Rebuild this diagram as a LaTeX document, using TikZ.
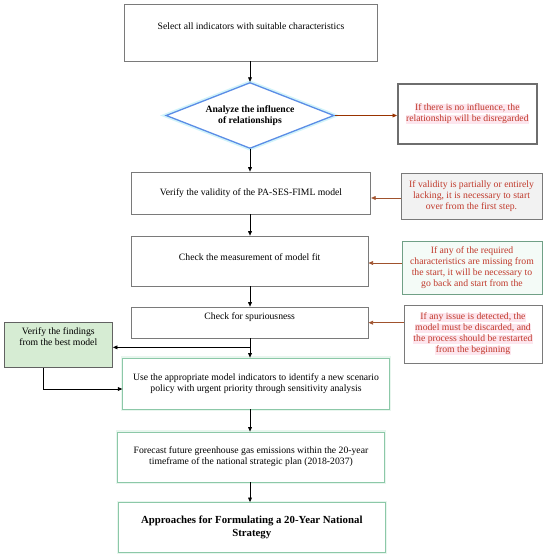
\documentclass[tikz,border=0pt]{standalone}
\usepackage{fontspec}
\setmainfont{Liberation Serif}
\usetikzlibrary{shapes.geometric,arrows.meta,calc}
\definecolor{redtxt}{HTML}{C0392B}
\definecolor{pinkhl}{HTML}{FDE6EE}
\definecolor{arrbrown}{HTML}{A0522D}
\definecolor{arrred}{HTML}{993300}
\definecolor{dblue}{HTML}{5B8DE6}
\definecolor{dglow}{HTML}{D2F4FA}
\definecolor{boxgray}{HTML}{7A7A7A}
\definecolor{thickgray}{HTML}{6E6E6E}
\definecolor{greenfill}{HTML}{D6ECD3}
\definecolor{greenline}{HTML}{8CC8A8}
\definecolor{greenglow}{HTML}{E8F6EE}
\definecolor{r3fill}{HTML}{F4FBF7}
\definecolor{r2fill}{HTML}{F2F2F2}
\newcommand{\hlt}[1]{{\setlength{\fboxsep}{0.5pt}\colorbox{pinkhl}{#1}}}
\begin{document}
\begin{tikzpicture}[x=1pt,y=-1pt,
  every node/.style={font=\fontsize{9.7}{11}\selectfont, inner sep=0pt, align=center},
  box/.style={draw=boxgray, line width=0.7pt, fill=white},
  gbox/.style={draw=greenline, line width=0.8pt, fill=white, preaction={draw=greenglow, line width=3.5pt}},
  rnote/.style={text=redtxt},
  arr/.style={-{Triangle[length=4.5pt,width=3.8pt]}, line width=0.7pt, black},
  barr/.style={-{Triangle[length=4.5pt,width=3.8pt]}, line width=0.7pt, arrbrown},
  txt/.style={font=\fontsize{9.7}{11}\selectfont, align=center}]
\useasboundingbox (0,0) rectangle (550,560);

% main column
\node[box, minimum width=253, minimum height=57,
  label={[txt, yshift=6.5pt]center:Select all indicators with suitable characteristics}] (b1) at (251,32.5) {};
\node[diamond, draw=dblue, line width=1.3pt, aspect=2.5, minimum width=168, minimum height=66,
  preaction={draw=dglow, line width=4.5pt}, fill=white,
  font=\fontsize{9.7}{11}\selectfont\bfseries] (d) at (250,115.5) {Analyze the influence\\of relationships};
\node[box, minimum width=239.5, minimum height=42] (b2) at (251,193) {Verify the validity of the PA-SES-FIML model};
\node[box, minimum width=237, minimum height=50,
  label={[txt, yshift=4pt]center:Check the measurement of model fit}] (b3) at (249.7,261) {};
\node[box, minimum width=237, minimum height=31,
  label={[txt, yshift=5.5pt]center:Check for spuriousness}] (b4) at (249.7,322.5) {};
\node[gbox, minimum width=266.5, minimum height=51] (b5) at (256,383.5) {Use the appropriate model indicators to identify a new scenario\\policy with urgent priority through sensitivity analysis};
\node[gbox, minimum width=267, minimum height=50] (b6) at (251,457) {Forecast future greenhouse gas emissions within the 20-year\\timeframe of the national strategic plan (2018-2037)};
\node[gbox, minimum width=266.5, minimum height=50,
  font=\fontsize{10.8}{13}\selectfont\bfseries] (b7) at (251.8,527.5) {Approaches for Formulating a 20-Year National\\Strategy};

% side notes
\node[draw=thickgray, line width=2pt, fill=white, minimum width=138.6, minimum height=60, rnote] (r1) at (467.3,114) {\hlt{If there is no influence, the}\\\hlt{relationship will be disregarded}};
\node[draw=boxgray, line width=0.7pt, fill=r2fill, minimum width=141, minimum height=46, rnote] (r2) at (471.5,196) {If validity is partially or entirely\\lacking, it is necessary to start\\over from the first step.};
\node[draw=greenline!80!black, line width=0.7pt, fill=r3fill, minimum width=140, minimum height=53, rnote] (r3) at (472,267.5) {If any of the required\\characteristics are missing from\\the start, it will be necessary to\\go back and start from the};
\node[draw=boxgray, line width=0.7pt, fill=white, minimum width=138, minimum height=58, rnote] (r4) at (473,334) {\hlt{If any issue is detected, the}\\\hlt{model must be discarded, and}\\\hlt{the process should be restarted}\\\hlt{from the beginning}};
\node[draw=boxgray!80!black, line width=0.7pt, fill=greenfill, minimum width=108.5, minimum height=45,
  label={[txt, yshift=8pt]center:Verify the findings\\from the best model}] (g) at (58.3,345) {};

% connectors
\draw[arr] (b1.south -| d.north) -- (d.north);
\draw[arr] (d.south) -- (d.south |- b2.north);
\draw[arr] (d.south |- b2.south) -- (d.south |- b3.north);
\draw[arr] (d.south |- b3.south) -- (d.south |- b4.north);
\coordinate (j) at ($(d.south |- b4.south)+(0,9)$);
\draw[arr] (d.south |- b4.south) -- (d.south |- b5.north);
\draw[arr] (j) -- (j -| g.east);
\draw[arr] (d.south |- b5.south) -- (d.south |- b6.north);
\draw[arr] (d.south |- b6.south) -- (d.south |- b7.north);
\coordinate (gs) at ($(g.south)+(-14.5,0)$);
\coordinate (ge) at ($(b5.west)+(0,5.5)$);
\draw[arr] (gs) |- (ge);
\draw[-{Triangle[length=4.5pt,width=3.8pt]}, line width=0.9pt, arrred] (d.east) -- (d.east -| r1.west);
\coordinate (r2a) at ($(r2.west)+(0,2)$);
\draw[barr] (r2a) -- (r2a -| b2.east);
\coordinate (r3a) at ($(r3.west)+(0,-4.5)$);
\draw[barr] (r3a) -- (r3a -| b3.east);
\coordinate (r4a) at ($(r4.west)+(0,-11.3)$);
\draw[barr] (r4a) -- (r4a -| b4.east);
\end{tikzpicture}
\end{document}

### Short exercise
Your task is to repeat the data above exactly while excluding the pictures.

### Problem solution
Rebuild this diagram as a LaTeX document, using TikZ.
\documentclass[tikz,border=0pt]{standalone}
\usepackage{fontspec}
\setmainfont{Liberation Serif}
\usetikzlibrary{shapes.geometric,arrows.meta,calc}
\definecolor{redtxt}{HTML}{C0392B}
\definecolor{pinkhl}{HTML}{FDE6EE}
\definecolor{arrbrown}{HTML}{A0522D}
\definecolor{arrred}{HTML}{993300}
\definecolor{dblue}{HTML}{5B8DE6}
\definecolor{dglow}{HTML}{D2F4FA}
\definecolor{boxgray}{HTML}{7A7A7A}
\definecolor{thickgray}{HTML}{6E6E6E}
\definecolor{greenfill}{HTML}{D6ECD3}
\definecolor{greenline}{HTML}{8CC8A8}
\definecolor{greenglow}{HTML}{E8F6EE}
\definecolor{r3fill}{HTML}{F4FBF7}
\definecolor{r2fill}{HTML}{F2F2F2}
\newcommand{\hlt}[1]{{\setlength{\fboxsep}{0.5pt}\colorbox{pinkhl}{#1}}}
\begin{document}
\begin{tikzpicture}[x=1pt,y=-1pt,
  every node/.style={font=\fontsize{9.7}{11}\selectfont, inner sep=0pt, align=center},
  box/.style={draw=boxgray, line width=0.7pt, fill=white},
  gbox/.style={draw=greenline, line width=0.8pt, fill=white, preaction={draw=greenglow, line width=3.5pt}},
  rnote/.style={text=redtxt},
  arr/.style={-{Triangle[length=4.5pt,width=3.8pt]}, line width=0.7pt, black},
  barr/.style={-{Triangle[length=4.5pt,width=3.8pt]}, line width=0.7pt, arrbrown},
  txt/.style={font=\fontsize{9.7}{11}\selectfont, align=center}]
\useasboundingbox (0,0) rectangle (550,560);

% main column
\node[box, minimum width=253, minimum height=57,
  label={[txt, yshift=6.5pt]center:Select all indicators with suitable characteristics}] (b1) at (251,32.5) {};
\node[diamond, draw=dblue, line width=1.3pt, aspect=2.5, minimum width=168, minimum height=66,
  preaction={draw=dglow, line width=4.5pt}, fill=white,
  font=\fontsize{9.7}{11}\selectfont\bfseries] (d) at (250,115.5) {Analyze the influence\\of relationships};
\node[box, minimum width=239.5, minimum height=42] (b2) at (251,193) {Verify the validity of the PA-SES-FIML model};
\node[box, minimum width=237, minimum height=50,
  label={[txt, yshift=4pt]center:Check the measurement of model fit}] (b3) at (249.7,261) {};
\node[box, minimum width=237, minimum height=31,
  label={[txt, yshift=5.5pt]center:Check for spuriousness}] (b4) at (249.7,322.5) {};
\node[gbox, minimum width=266.5, minimum height=51] (b5) at (256,383.5) {Use the appropriate model indicators to identify a new scenario\\policy with urgent priority through sensitivity analysis};
\node[gbox, minimum width=267, minimum height=50] (b6) at (251,457) {Forecast future greenhouse gas emissions within the 20-year\\timeframe of the national strategic plan (2018-2037)};
\node[gbox, minimum width=266.5, minimum height=50,
  font=\fontsize{10.8}{13}\selectfont\bfseries] (b7) at (251.8,527.5) {Approaches for Formulating a 20-Year National\\Strategy};

% side notes
\node[draw=thickgray, line width=2pt, fill=white, minimum width=138.6, minimum height=60, rnote] (r1) at (467.3,114) {\hlt{If there is no influence, the}\\\hlt{relationship will be disregarded}};
\node[draw=boxgray, line width=0.7pt, fill=r2fill, minimum width=141, minimum height=46, rnote] (r2) at (471.5,196) {If validity is partially or entirely\\lacking, it is necessary to start\\over from the first step.};
\node[draw=greenline!80!black, line width=0.7pt, fill=r3fill, minimum width=140, minimum height=53, rnote] (r3) at (472,267.5) {If any of the required\\characteristics are missing from\\the start, it will be necessary to\\go back and start from the};
\node[draw=boxgray, line width=0.7pt, fill=white, minimum width=138, minimum height=58, rnote] (r4) at (473,334) {\hlt{If any issue is detected, the}\\\hlt{model must be discarded, and}\\\hlt{the process should be restarted}\\\hlt{from the beginning}};
\node[draw=boxgray!80!black, line width=0.7pt, fill=greenfill, minimum width=108.5, minimum height=45,
  label={[txt, yshift=8pt]center:Verify the findings\\from the best model}] (g) at (58.3,345) {};

% connectors
\draw[arr] (b1.south -| d.north) -- (d.north);
\draw[arr] (d.south) -- (d.south |- b2.north);
\draw[arr] (d.south |- b2.south) -- (d.south |- b3.north);
\draw[arr] (d.south |- b3.south) -- (d.south |- b4.north);
\coordinate (j) at ($(d.south |- b4.south)+(0,9)$);
\draw[arr] (d.south |- b4.south) -- (d.south |- b5.north);
\draw[arr] (j) -- (j -| g.east);
\draw[arr] (d.south |- b5.south) -- (d.south |- b6.north);
\draw[arr] (d.south |- b6.south) -- (d.south |- b7.north);
\coordinate (gs) at ($(g.south)+(-14.5,0)$);
\coordinate (ge) at ($(b5.west)+(0,5.5)$);
\draw[arr] (gs) |- (ge);
\draw[-{Triangle[length=4.5pt,width=3.8pt]}, line width=0.9pt, arrred] (d.east) -- (d.east -| r1.west);
\coordinate (r2a) at ($(r2.west)+(0,2)$);
\draw[barr] (r2a) -- (r2a -| b2.east);
\coordinate (r3a) at ($(r3.west)+(0,-4.5)$);
\draw[barr] (r3a) -- (r3a -| b3.east);
\coordinate (r4a) at ($(r4.west)+(0,-11.3)$);
\draw[barr] (r4a) -- (r4a -| b4.east);
\end{tikzpicture}
\end{document}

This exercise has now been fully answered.